> **Aim**
Copy every line from the data below in which the string "this" can be found.

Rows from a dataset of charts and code

--- BEGIN ---

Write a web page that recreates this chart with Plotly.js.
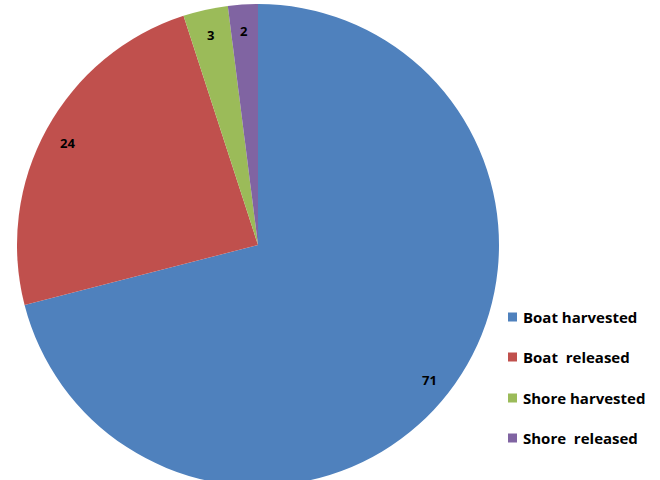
<!DOCTYPE html>
<html>
<head>
<meta charset="utf-8">
<script src="https://cdn.plot.ly/plotly-3.0.1.min.js"></script>
<style>
html,body{margin:0;padding:0;overflow:hidden;background:#fff;}
#chart{width:660px;height:490px;}
</style>
</head>
<body>
<div id="chart"></div>
<script>
// Data
var categories = ["Boat harvested", "Boat  released", "Shore harvested", "Shore  released"];
var values = [71, 24, 3, 2];
var colors = ["#4F81BD", "#C0504D", "#9BBB59", "#8064A2"];

var W = 660, H = 490, MT = 4, MB = 4;
var plotH = H - MT - MB;          // 482
var R = plotH / 2;                // pie radius in px
var cx = 258, cy = MT + R;        // pie centre in px

var trace = {
  type: "pie",
  labels: categories,
  values: values,
  sort: false,
  direction: "clockwise",
  rotation: 0,
  marker: {colors: colors, line: {width: 0}},
  textinfo: "none",
  hoverinfo: "label+value",
  showlegend: false,
  domain: {x: [(cx - R) / W, (cx + R) / W], y: [0, 1]}
};

// value labels at "inside end" (0.9 R) along each slice mid-angle
var total = values.reduce(function(a, b){ return a + b; }, 0);
var annotations = [];
var cum = 0;
for (var i = 0; i < values.length; i++) {
  var mid = (cum + values[i] / 2) / total * 2 * Math.PI;
  cum += values[i];
  var px = cx + 0.9 * R * Math.sin(mid);
  var py = cy - 0.9 * R * Math.cos(mid) + 2;
  annotations.push({
    xref: "paper", yref: "paper",
    x: px / W, y: 1 - (py - MT) / plotH,
    text: "<b>" + values[i] + "</b>",
    showarrow: false,
    font: {family: "Open Sans, Arial, sans-serif", size: 13, color: "#000"},
    xanchor: "center", yanchor: "middle"
  });
}

// legend drawn manually (Excel-like spacing)
var shapes = [];
var legY = [317, 357, 398, 438];
for (var j = 0; j < categories.length; j++) {
  var y0 = legY[j];
  shapes.push({
    type: "rect", xref: "paper", yref: "paper",
    x0: 508 / W, x1: 517 / W,
    y0: 1 - (y0 + 4.5 - MT) / plotH, y1: 1 - (y0 - 4.5 - MT) / plotH,
    fillcolor: colors[j], line: {width: 0}
  });
  annotations.push({
    xref: "paper", yref: "paper",
    x: 521 / W, y: 1 - (y0 - MT) / plotH,
    text: "<b>" + categories[j].replace(/  /g, "&nbsp; ") + "</b>",
    showarrow: false,
    font: {family: "Open Sans, Arial, sans-serif", size: 15, color: "#000"},
    xanchor: "left", yanchor: "middle"
  });
}

var layout = {
  width: W, height: H,
  margin: {l: 0, r: 0, t: MT, b: MB, pad: 0},
  paper_bgcolor: "#fff",
  showlegend: false,
  annotations: annotations,
  shapes: shapes
};

Plotly.newPlot("chart", [trace], layout, {displayModeBar: false, staticPlot: true});
</script>
</body>
</html>
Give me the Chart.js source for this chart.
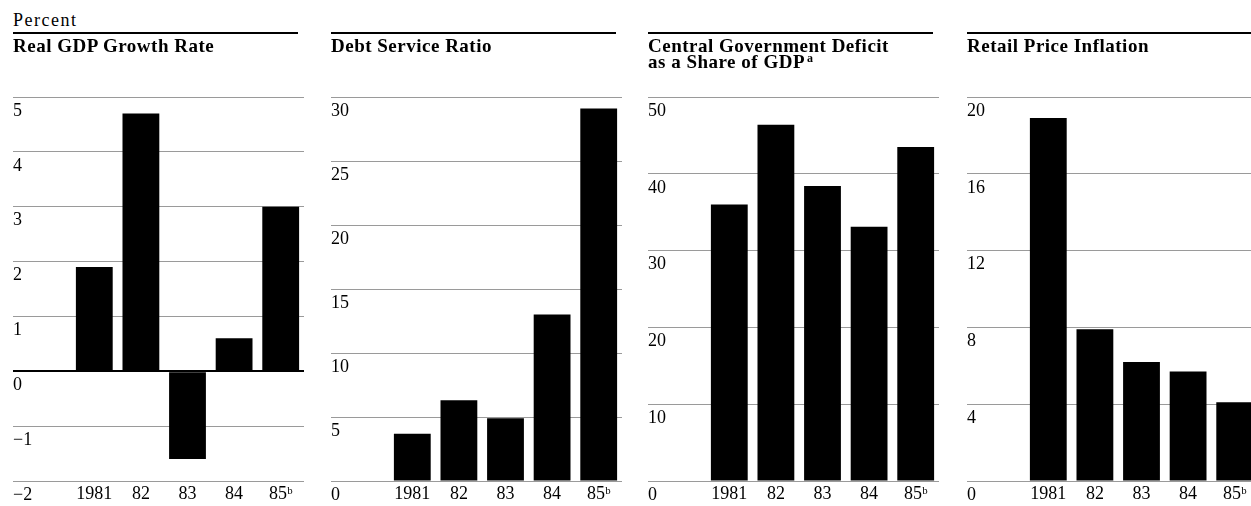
<!DOCTYPE html>
<html>
<head>
<meta charset="utf-8">
<script src="https://cdn.jsdelivr.net/npm/chart.js@4.4.1/dist/chart.umd.min.js"></script>
<style>
  body { margin: 0; width: 1251px; height: 506px; overflow: hidden; background: #fff; position: relative; font-family: "Liberation Serif", serif; color: #000; }
  .panel { position: absolute; top: 0; width: 291px; height: 506px; }
  .panel canvas { position: absolute; left: 0; top: 0; }
  .rule { position: absolute; top: 32px; left: 0; width: 285px; height: 2px; background: #000; }
  .title { position: absolute; top: 38px; left: 0; font-weight: bold; font-size: 19px; letter-spacing: 0.5px; line-height: 16px; white-space: nowrap; }
  .title sup { font-size: 12px; vertical-align: 6px; line-height: 0; margin-left: 2px; }
  .unit { position: absolute; top: 11px; left: 13px; font-size: 18px; line-height: 18px; letter-spacing: 1.5px; }
</style>
</head>
<body>
<div class="unit">Percent</div>

<div class="panel" style="left:13px">
  <canvas id="c1" width="291" height="506"></canvas>
  <div class="rule"></div>
  <div class="title">Real GDP Growth Rate</div>
</div>
<div class="panel" style="left:331px">
  <canvas id="c2" width="291" height="506"></canvas>
  <div class="rule"></div>
  <div class="title">Debt Service Ratio</div>
</div>
<div class="panel" style="left:648px">
  <canvas id="c3" width="291" height="506"></canvas>
  <div class="rule"></div>
  <div class="title">Central Government Deficit<br>as a Share of GDP<sup>a</sup></div>
</div>
<div class="panel" style="left:967px">
  <canvas id="c4" width="291" height="506"></canvas>
  <div class="rule" style="width:284px"></div>
  <div class="title">Retail Price Inflation</div>
</div>

<script>
// categories
const years = ['1981', '82', '83', '84', '85\u1D47'];

// series values (percent)
const gdpGrowth = [1.9, 4.7, -1.6, 0.6, 3.0];
const debtService = [3.7, 6.3, 4.9, 13.0, 29.1];
const govDeficit = [36.0, 46.4, 38.4, 33.1, 43.5];
const inflation = [18.9, 7.9, 6.2, 5.7, 4.1];

// y tick labels, bottom to top
const gdpTicks = ['\u22122', '\u22121', '0', '1', '2', '3', '4', '5'];
const debtTicks = ['0', '5', '10', '15', '20', '25', '30'];
const deficitTicks = ['0', '10', '20', '30', '40', '50'];
const inflationTicks = ['0', '4', '8', '12', '16', '20'];

const labelFont = { family: 'Liberation Serif', size: 18 };

function makeChart(id, values, min, max, step, tickLabels, blackZero) {
  const lineColor = (ctx) => (blackZero && ctx.tick && ctx.tick.value === 0) ? '#000' : '#9a9a9a';
  const lineWidth = (ctx) => (blackZero && ctx.tick && ctx.tick.value === 0) ? 2 : 1;

  return new Chart(document.getElementById(id), {
    type: 'bar',
    data: {
      labels: years,
      datasets: [{
        data: values,
        backgroundColor: '#000',
        borderWidth: 0,
        barPercentage: 0.79,
        categoryPercentage: 1
      }]
    },
    options: {
      responsive: false,
      animation: false,
      layout: { padding: { top: 97, left: 0, right: 0, bottom: 0 } },
      plugins: { legend: { display: false }, tooltip: { enabled: false } },
      scales: {
        x: {
          grid: { display: false, drawTicks: false, tickLength: 0 },
          border: { display: false },
          ticks: { color: '#000', font: labelFont, padding: 2, maxRotation: 0, autoSkip: false },
          afterFit(scale) { scale.height = 25; }
        },
        y: {
          min: min,
          max: max,
          border: { display: false },
          grid: { color: lineColor, lineWidth: lineWidth, tickColor: lineColor, tickWidth: lineWidth, tickLength: 58 },
          ticks: {
            stepSize: step,
            color: '#000',
            font: labelFont,
            crossAlign: 'far',
            labelOffset: 14,
            padding: 0,
            callback: (v, i) => tickLabels[i]
          },
          afterFit(scale) { scale.width = 58; }
        }
      }
    }
  });
}

makeChart('c1', gdpGrowth, -2, 5, 1, gdpTicks, true);
makeChart('c2', debtService, 0, 30, 5, debtTicks, false);
makeChart('c3', govDeficit, 0, 50, 10, deficitTicks, false);
makeChart('c4', inflation, 0, 20, 4, inflationTicks, false);
</script>
</body>
</html>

--- END ---

> **The completed task**
Write a web page that recreates this chart with Plotly.js.
Give me the Chart.js source for this chart.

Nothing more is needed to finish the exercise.